For my results. I am excited. NOT. Its also my weekend for Jonathan to go to his Dads. I think now that he is older he appreciates spending time with his Dad. Its also nice to get that little break, its only a couple of days but it means alot to me. As having Jonathan with me all the time, sometimes I enjoy the peace and quiet. But too, I miss him the minute he's gone. I have to get his bag ready tonight cause I know I won't have time tomorrow to get everything together. Spring Break is coming up too, so I am going to call his Grandma to see if she would like him for a couple of days. He's the only Grandchild around here so its good for him to spend time with her as well. Since my Mom works all the time, I can't ask her. I feel it would be disrespectful. Common Sense also is a factor, she works hard and I can't expect her to watch my Child. Duh. For some reason I can't beat it into my one Sister's head that Mom can't always be in two places at once. Having a child means responsibility, and finding daycare outside of the family is what I feel is best. Expecting family to always help out isn't good, sometimes people get burnt out from having kids all the time, no matter how much they love the kids. My Sister doesn't seem to realize that. And with my Job now also getting busier, and having more hours, Spring Break actually isn't a break for me its finding that daycare. The Summer I am ok cause he is already enrolled in a Summer Program thru a local daycare. It will be his third year. It will cost me more money this year but that is ok. As the year before I was getting state assistance, well since having this job I no longer qualify. It was hard to get off, but I feel better that I am earning MY money.
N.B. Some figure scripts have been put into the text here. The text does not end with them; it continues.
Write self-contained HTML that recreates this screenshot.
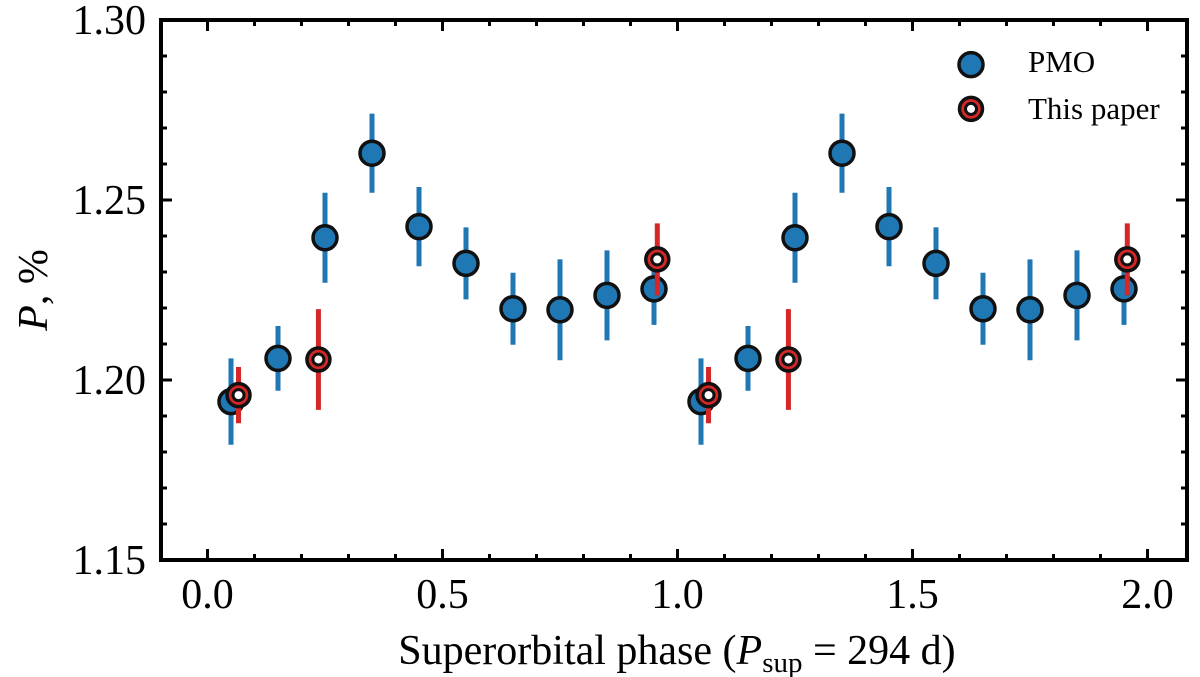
<!DOCTYPE html>
<html><head><meta charset="utf-8"><style>
body{margin:0;background:#fff}
svg text{font-family:"Liberation Serif",serif}
</style></head><body>
<svg id="chart" width="1200" height="677" viewBox="0 0 1200 677" xmlns="http://www.w3.org/2000/svg" style="position:absolute;left:0;top:0"></svg>
<script>
const pmoPhase=[0.05,0.15,0.25,0.35,0.45,0.55,0.65,0.75,0.85,0.95];
const pmoVal=[1.194,1.206,1.2395,1.263,1.2426,1.2324,1.2198,1.2195,1.2235,1.2253];
const pmoErr=[0.012,0.009,0.0125,0.011,0.011,0.010,0.010,0.014,0.0125,0.010];
const ourPhase=[0.066,0.236,0.957];
const ourVal=[1.1958,1.2057,1.2335];
const ourErr=[0.0078,0.014,0.010];
const xTicks=["0.0","0.5","1.0","1.5","2.0"];
const yTicks=["1.15","1.20","1.25","1.30"];

const L=161,R=1187,T=20,B=560;
const X=v=>207.5+v*470;
const Y=v=>B-(v-1.15)/0.15*(B-T);
const svg=document.getElementById('chart');
const NS='http://www.w3.org/2000/svg';
const FF='"Liberation Serif", serif';
function mk(tag,attrs,parent){const e=document.createElementNS(NS,tag);for(const k in attrs)e.setAttribute(k,attrs[k]);(parent||svg).appendChild(e);return e;}

const tg=mk('g',{});


for(let i=-1;i<=21;i++){const v=i*0.1;const x=X(v);if(x<L+2||x>R-2)continue;const len=(i%5===0)?11:6;
 mk('line',{x1:x,y1:B,x2:x,y2:B-len,stroke:'#000','stroke-width':3},tg);
 mk('line',{x1:x,y1:T,x2:x,y2:T+len,stroke:'#000','stroke-width':3},tg);}
for(let i=0;i<=15;i++){const v=1.15+i*0.01;const y=Y(v);if(y<T+2||y>B-2)continue;const len=(i%5===0)?11:6;
 mk('line',{x1:L,y1:y,x2:L+len,y2:y,stroke:'#000','stroke-width':3},tg);
 mk('line',{x1:R,y1:y,x2:R-len,y2:y,stroke:'#000','stroke-width':3},tg);}

xTicks.forEach(t=>{const e=mk('text',{x:X(parseFloat(t)),y:608,'font-size':42,'text-anchor':'middle','font-family':FF});e.textContent=t;

});
yTicks.forEach(t=>{const e=mk('text',{x:146,y:Y(parseFloat(t))+14,'font-size':42,'text-anchor':'end','font-family':FF});e.textContent=t;

});

function pmoPoint(x,v,e,g){
 mk('line',{x1:x,y1:Y(v-e),x2:x,y2:Y(v+e),stroke:'#1f77b4','stroke-width':5},g);
 mk('circle',{cx:x,cy:Y(v),r:12,fill:'#1f77b4',stroke:'#111','stroke-width':3.5},g);}
function ourPoint(x,v,e,g){
 mk('line',{x1:x,y1:Y(v-e),x2:x,y2:Y(v+e),stroke:'#d62728','stroke-width':5},g);
 mk('circle',{cx:x,cy:Y(v),r:11.5,fill:'#d62728',stroke:'#111','stroke-width':3.5},g);
 mk('circle',{cx:x,cy:Y(v),r:5.5,fill:'#fff',stroke:'#111','stroke-width':3},g);}
const pg=mk('g',{});


[0,1].forEach(off=>pmoPhase.forEach((p,i)=>pmoPoint(X(p+off),pmoVal[i],pmoErr[i],pg)));
const og=mk('g',{});


[0,1].forEach(off=>ourPhase.forEach((p,i)=>ourPoint(X(p+off),ourVal[i],ourErr[i],og)));

const fr=mk('rect',{x:L,y:T,width:R-L,height:B-T,fill:'none',stroke:'#000','stroke-width':4});



const lg=mk('g',{});


pmoPoint(971,1.2876,0.0035,lg);
ourPoint(971,1.2753,0.0035,lg);
const l1=mk('text',{x:1028,y:72,'font-size':31,'font-family':FF},lg);l1.textContent='PMO';


const l2=mk('text',{x:1028,y:119,'font-size':31,'font-family':FF},lg);l2.textContent='This paper';



const xt=mk('text',{x:677,y:664,'font-size':42,'text-anchor':'middle','font-family':FF});


xt.innerHTML='Superorbital phase (<tspan font-style="italic">P</tspan><tspan font-size="29" dy="8">sup</tspan><tspan dy="-8"> = 294 d)</tspan>';
const yt=mk('text',{transform:'translate(47,290) rotate(-90)','font-size':42,'text-anchor':'middle','font-family':FF});


yt.innerHTML='<tspan font-style="italic">P</tspan>, %';
</script>
</body></html>
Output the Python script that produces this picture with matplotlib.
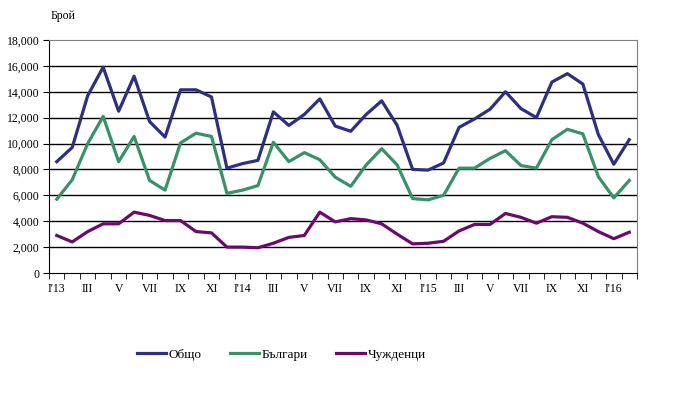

That is so ok, I make enough to support me and my Son. And with my other online jobs, all that money is play money. The good news, I was waiting to talk about or at least part of it, is we are going to be moving.....YAY!!!!! We are searching to buy a house. Finally, the final step into freedom. I love my landlord but paying this much rent, I feel I am throwing it out the window. Over $600 a month is a big chunk of change. Well off to lala land.